▸ **WORK INSTRUCTIONS**: In the records below, find the line that contains "Emit a component" and the line that contains "const b300: P"; write out exactly those two lines and everything between them, without the pictures.

[BEGIN]

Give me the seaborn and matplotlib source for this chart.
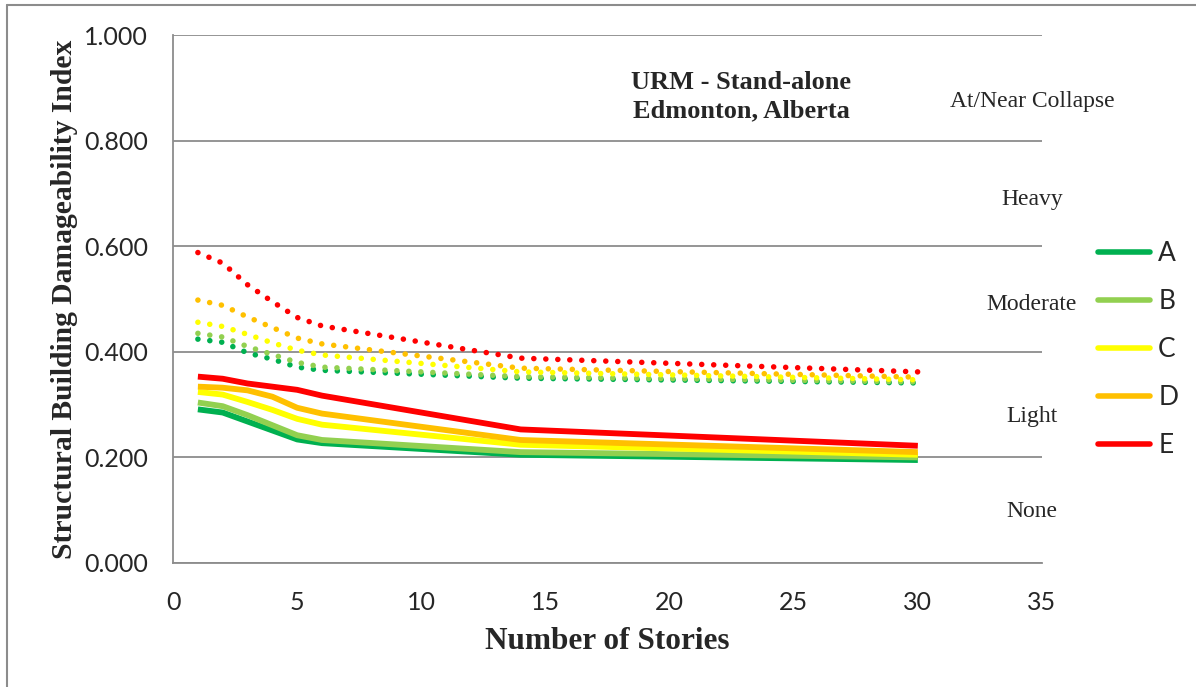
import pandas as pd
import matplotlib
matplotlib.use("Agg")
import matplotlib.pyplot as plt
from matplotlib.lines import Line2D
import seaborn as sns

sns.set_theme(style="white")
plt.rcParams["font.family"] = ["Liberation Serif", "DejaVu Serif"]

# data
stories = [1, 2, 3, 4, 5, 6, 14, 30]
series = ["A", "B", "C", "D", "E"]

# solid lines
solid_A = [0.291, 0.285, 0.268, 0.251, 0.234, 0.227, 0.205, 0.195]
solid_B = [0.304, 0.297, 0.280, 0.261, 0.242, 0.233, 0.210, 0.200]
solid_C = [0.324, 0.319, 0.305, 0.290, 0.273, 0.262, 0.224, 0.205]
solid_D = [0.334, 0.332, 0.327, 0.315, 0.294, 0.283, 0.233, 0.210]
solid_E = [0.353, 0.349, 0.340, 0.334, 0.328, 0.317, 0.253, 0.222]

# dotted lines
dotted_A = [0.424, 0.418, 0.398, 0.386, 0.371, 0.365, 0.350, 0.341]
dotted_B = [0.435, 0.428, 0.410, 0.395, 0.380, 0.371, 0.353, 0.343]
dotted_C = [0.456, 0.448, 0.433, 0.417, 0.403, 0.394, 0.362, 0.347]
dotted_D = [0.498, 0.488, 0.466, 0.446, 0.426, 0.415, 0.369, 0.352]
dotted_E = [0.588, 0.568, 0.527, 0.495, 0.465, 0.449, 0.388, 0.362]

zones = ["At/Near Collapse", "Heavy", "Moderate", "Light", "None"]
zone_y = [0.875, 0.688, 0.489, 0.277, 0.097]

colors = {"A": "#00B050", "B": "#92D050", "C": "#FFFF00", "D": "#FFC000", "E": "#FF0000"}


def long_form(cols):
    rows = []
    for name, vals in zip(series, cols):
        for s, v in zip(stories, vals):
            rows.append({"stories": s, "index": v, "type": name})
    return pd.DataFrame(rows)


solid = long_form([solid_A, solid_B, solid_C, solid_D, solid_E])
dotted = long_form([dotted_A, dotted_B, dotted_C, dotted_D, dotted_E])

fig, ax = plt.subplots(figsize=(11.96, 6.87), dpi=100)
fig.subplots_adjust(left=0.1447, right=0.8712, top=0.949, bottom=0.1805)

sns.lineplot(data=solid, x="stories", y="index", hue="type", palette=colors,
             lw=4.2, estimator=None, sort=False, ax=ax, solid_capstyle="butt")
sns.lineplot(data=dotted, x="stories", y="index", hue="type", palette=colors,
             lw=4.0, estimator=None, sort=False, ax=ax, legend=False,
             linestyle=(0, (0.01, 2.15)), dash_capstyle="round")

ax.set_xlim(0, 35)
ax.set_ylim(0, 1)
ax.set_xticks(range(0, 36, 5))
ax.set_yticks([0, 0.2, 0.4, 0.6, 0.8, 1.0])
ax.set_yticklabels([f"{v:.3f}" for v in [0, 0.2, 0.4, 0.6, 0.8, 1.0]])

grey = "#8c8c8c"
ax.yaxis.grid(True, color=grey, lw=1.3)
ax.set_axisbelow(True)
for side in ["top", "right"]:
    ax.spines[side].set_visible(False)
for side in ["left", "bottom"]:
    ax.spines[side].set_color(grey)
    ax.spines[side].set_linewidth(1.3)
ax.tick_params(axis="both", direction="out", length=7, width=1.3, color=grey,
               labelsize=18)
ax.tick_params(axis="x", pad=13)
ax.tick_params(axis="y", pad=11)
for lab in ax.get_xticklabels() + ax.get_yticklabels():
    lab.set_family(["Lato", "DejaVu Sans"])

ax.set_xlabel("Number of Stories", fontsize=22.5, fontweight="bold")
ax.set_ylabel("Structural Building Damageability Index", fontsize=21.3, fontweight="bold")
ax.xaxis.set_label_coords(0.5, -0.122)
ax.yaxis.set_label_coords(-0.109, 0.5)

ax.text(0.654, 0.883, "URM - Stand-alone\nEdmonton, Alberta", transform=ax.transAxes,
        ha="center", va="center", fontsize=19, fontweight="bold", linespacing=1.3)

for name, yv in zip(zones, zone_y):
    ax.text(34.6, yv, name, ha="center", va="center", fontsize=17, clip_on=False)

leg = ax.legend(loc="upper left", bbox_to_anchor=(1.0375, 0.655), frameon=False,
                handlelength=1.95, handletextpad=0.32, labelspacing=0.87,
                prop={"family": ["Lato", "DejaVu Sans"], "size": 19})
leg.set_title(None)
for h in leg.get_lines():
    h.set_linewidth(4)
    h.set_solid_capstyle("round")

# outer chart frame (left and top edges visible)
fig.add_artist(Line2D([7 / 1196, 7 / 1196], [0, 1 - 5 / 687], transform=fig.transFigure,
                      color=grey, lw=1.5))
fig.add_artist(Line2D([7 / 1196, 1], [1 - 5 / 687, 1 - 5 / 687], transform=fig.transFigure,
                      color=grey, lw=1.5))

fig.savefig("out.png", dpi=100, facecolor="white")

[END]
[BEGIN]

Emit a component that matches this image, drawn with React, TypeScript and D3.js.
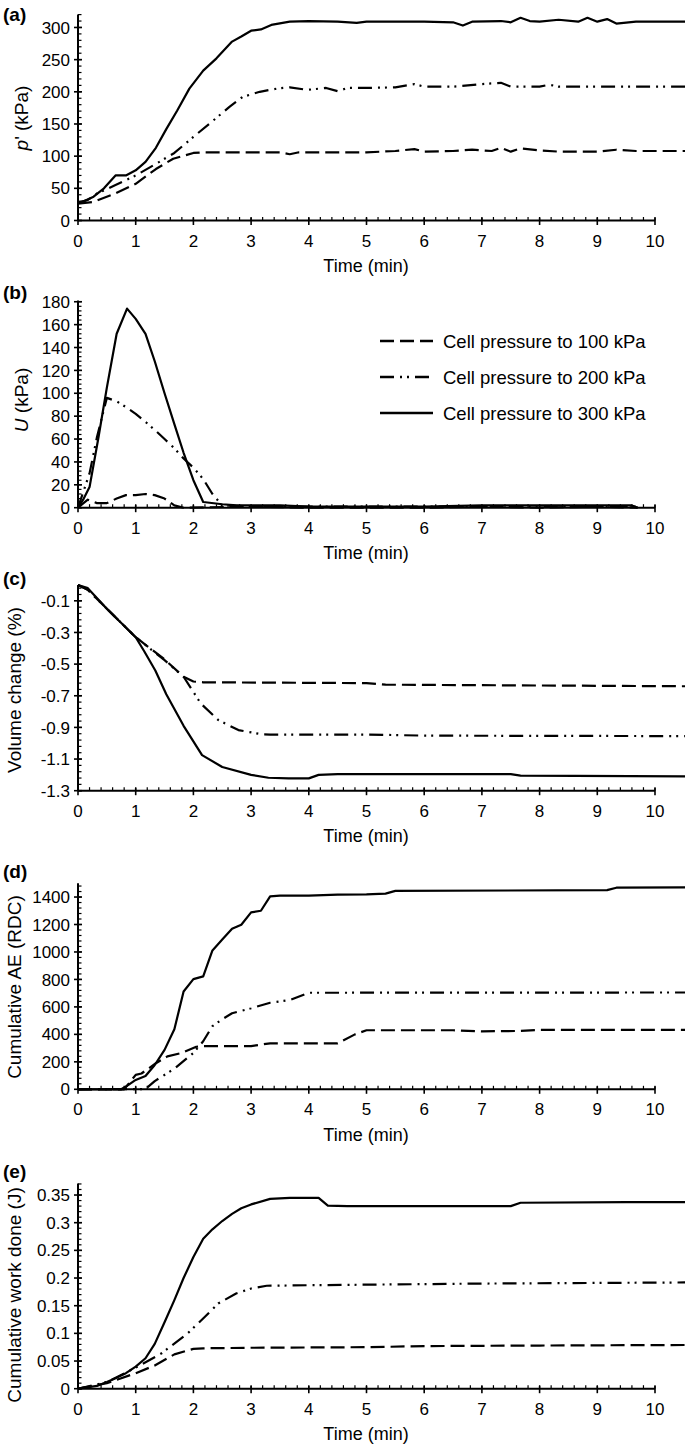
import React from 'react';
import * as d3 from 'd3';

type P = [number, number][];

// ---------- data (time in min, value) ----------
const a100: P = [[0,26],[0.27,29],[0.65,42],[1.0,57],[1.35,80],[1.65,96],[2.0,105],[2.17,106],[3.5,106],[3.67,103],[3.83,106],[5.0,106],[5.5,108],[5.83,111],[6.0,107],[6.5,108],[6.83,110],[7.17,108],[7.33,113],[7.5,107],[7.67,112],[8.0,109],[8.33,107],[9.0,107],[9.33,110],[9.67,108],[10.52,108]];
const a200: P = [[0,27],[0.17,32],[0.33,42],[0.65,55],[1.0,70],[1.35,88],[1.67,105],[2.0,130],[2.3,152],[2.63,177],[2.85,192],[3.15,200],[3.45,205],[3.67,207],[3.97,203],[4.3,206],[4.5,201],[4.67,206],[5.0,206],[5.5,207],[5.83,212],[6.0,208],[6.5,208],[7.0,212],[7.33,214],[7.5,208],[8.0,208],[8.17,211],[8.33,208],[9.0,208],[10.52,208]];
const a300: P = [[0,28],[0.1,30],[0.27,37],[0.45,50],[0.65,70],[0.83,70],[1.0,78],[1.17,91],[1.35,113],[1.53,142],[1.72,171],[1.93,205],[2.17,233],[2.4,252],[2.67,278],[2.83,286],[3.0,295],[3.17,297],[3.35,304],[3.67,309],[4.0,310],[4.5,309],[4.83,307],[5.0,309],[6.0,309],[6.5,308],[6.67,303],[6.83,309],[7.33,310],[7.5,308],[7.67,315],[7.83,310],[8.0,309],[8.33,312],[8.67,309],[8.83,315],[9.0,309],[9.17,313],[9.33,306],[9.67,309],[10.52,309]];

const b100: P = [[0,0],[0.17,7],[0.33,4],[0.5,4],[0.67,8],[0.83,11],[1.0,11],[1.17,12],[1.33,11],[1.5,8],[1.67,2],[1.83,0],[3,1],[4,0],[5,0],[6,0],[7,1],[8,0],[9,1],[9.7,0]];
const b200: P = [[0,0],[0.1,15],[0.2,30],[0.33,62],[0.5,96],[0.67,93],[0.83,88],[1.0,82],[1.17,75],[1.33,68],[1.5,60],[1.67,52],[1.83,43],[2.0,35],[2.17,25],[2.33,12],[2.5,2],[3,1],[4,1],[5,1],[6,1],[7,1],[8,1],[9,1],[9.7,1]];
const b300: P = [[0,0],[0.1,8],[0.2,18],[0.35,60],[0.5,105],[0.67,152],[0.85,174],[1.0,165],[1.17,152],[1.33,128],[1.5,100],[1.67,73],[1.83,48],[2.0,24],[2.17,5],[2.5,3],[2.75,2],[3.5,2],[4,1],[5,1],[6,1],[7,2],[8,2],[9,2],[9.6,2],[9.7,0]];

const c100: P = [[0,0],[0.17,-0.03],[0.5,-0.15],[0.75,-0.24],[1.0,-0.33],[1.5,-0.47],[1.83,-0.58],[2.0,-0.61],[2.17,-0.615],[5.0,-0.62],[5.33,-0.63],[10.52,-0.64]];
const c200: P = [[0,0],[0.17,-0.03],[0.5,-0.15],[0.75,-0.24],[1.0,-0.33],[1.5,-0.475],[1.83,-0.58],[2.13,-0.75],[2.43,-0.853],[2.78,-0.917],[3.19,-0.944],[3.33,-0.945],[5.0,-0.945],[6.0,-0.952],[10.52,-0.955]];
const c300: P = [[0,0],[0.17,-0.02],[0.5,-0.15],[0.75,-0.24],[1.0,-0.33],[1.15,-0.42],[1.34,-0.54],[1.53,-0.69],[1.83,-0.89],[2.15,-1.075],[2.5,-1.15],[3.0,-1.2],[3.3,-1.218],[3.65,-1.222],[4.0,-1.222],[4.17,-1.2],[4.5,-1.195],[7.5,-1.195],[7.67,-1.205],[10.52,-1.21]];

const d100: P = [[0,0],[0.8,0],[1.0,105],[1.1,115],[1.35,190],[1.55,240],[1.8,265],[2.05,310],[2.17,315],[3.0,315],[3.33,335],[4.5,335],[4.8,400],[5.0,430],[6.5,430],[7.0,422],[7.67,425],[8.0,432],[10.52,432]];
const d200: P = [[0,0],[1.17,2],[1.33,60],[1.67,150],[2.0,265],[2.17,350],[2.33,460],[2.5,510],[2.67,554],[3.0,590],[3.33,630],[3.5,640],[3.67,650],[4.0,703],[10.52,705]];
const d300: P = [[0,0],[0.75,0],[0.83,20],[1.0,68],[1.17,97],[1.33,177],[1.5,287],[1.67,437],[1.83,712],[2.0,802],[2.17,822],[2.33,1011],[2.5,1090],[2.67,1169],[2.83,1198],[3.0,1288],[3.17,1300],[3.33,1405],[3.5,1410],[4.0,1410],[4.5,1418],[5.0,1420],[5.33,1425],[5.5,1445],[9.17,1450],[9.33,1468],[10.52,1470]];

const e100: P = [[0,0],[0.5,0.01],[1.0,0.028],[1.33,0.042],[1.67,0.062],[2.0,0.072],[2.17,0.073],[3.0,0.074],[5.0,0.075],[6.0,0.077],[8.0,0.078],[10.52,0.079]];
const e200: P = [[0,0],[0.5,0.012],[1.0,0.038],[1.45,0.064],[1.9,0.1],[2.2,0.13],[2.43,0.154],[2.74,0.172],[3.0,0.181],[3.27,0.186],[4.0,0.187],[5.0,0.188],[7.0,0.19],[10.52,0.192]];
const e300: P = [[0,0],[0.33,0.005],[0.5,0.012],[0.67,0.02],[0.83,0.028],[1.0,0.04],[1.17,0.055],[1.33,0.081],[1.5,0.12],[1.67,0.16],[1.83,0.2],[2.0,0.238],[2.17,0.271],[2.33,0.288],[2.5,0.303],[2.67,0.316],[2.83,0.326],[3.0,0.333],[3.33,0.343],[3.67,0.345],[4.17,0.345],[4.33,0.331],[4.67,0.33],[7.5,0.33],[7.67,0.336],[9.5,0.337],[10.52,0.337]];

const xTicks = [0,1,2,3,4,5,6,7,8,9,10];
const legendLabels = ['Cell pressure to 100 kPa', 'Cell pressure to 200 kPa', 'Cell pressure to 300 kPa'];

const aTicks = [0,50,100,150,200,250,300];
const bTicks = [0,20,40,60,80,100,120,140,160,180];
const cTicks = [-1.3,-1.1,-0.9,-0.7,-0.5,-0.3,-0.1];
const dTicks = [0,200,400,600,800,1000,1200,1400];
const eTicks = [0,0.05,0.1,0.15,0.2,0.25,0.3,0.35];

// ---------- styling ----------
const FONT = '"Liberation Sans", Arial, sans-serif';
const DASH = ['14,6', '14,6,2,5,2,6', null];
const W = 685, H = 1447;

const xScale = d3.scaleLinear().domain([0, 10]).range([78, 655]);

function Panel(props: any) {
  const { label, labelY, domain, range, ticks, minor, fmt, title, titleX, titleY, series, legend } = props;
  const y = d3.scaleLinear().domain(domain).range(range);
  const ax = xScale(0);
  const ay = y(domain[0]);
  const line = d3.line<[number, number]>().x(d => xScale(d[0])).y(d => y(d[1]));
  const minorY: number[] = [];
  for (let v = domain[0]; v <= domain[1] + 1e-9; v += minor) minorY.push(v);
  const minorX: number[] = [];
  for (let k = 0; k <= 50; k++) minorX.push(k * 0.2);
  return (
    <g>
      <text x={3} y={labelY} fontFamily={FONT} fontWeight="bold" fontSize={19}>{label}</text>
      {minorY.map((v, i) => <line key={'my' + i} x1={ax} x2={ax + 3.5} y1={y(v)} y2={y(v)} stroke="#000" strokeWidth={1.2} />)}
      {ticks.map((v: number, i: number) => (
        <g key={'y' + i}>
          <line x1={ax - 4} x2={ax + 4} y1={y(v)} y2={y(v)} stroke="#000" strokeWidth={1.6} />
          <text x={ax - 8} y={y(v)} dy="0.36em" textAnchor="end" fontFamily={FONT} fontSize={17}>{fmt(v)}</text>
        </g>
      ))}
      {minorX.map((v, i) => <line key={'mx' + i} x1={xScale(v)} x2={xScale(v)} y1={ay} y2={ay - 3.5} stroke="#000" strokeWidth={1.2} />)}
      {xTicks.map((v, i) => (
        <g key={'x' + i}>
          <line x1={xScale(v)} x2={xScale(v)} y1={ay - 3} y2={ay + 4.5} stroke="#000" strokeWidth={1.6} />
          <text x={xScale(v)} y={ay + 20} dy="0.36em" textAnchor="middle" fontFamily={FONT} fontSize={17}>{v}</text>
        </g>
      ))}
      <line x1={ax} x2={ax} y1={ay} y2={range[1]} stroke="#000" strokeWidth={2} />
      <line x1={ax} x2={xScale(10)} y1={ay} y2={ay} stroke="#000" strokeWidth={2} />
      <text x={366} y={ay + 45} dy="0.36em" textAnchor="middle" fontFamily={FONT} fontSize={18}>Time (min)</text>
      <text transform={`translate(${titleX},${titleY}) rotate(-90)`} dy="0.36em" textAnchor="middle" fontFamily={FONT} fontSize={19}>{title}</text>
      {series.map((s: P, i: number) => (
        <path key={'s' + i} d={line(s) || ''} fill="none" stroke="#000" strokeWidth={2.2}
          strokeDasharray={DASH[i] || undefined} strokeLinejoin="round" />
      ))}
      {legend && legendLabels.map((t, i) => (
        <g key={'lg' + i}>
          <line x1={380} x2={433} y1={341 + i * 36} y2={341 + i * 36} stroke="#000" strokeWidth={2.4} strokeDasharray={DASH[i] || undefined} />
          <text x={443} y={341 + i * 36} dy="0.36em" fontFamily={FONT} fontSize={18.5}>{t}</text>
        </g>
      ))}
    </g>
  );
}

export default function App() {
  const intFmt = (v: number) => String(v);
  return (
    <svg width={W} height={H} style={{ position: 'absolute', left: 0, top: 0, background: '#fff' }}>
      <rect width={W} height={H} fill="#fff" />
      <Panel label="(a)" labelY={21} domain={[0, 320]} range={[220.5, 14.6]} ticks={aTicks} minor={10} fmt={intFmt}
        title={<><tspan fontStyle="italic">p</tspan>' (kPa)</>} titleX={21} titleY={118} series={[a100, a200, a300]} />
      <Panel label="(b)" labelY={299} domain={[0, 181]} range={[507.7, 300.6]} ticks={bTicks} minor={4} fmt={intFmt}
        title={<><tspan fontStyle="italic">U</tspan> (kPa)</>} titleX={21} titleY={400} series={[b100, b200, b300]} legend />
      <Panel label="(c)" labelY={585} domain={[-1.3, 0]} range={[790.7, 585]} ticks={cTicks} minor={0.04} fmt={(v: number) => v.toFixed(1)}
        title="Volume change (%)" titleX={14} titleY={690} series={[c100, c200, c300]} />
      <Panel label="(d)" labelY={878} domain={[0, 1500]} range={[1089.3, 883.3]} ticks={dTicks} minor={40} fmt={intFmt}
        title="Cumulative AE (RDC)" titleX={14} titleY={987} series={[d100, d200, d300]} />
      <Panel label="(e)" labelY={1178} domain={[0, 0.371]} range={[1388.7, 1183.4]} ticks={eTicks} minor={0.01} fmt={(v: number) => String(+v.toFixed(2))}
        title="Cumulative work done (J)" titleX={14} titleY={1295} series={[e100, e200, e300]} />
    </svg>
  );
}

[END]

▸ **FINAL RESULT**:
Emit a component that matches this image, drawn with React, TypeScript and D3.js.
import React from 'react';
import * as d3 from 'd3';

type P = [number, number][];

// ---------- data (time in min, value) ----------
const a100: P = [[0,26],[0.27,29],[0.65,42],[1.0,57],[1.35,80],[1.65,96],[2.0,105],[2.17,106],[3.5,106],[3.67,103],[3.83,106],[5.0,106],[5.5,108],[5.83,111],[6.0,107],[6.5,108],[6.83,110],[7.17,108],[7.33,113],[7.5,107],[7.67,112],[8.0,109],[8.33,107],[9.0,107],[9.33,110],[9.67,108],[10.52,108]];
const a200: P = [[0,27],[0.17,32],[0.33,42],[0.65,55],[1.0,70],[1.35,88],[1.67,105],[2.0,130],[2.3,152],[2.63,177],[2.85,192],[3.15,200],[3.45,205],[3.67,207],[3.97,203],[4.3,206],[4.5,201],[4.67,206],[5.0,206],[5.5,207],[5.83,212],[6.0,208],[6.5,208],[7.0,212],[7.33,214],[7.5,208],[8.0,208],[8.17,211],[8.33,208],[9.0,208],[10.52,208]];
const a300: P = [[0,28],[0.1,30],[0.27,37],[0.45,50],[0.65,70],[0.83,70],[1.0,78],[1.17,91],[1.35,113],[1.53,142],[1.72,171],[1.93,205],[2.17,233],[2.4,252],[2.67,278],[2.83,286],[3.0,295],[3.17,297],[3.35,304],[3.67,309],[4.0,310],[4.5,309],[4.83,307],[5.0,309],[6.0,309],[6.5,308],[6.67,303],[6.83,309],[7.33,310],[7.5,308],[7.67,315],[7.83,310],[8.0,309],[8.33,312],[8.67,309],[8.83,315],[9.0,309],[9.17,313],[9.33,306],[9.67,309],[10.52,309]];

const b100: P = [[0,0],[0.17,7],[0.33,4],[0.5,4],[0.67,8],[0.83,11],[1.0,11],[1.17,12],[1.33,11],[1.5,8],[1.67,2],[1.83,0],[3,1],[4,0],[5,0],[6,0],[7,1],[8,0],[9,1],[9.7,0]];
const b200: P = [[0,0],[0.1,15],[0.2,30],[0.33,62],[0.5,96],[0.67,93],[0.83,88],[1.0,82],[1.17,75],[1.33,68],[1.5,60],[1.67,52],[1.83,43],[2.0,35],[2.17,25],[2.33,12],[2.5,2],[3,1],[4,1],[5,1],[6,1],[7,1],[8,1],[9,1],[9.7,1]];
const b300: P = [[0,0],[0.1,8],[0.2,18],[0.35,60],[0.5,105],[0.67,152],[0.85,174],[1.0,165],[1.17,152],[1.33,128],[1.5,100],[1.67,73],[1.83,48],[2.0,24],[2.17,5],[2.5,3],[2.75,2],[3.5,2],[4,1],[5,1],[6,1],[7,2],[8,2],[9,2],[9.6,2],[9.7,0]];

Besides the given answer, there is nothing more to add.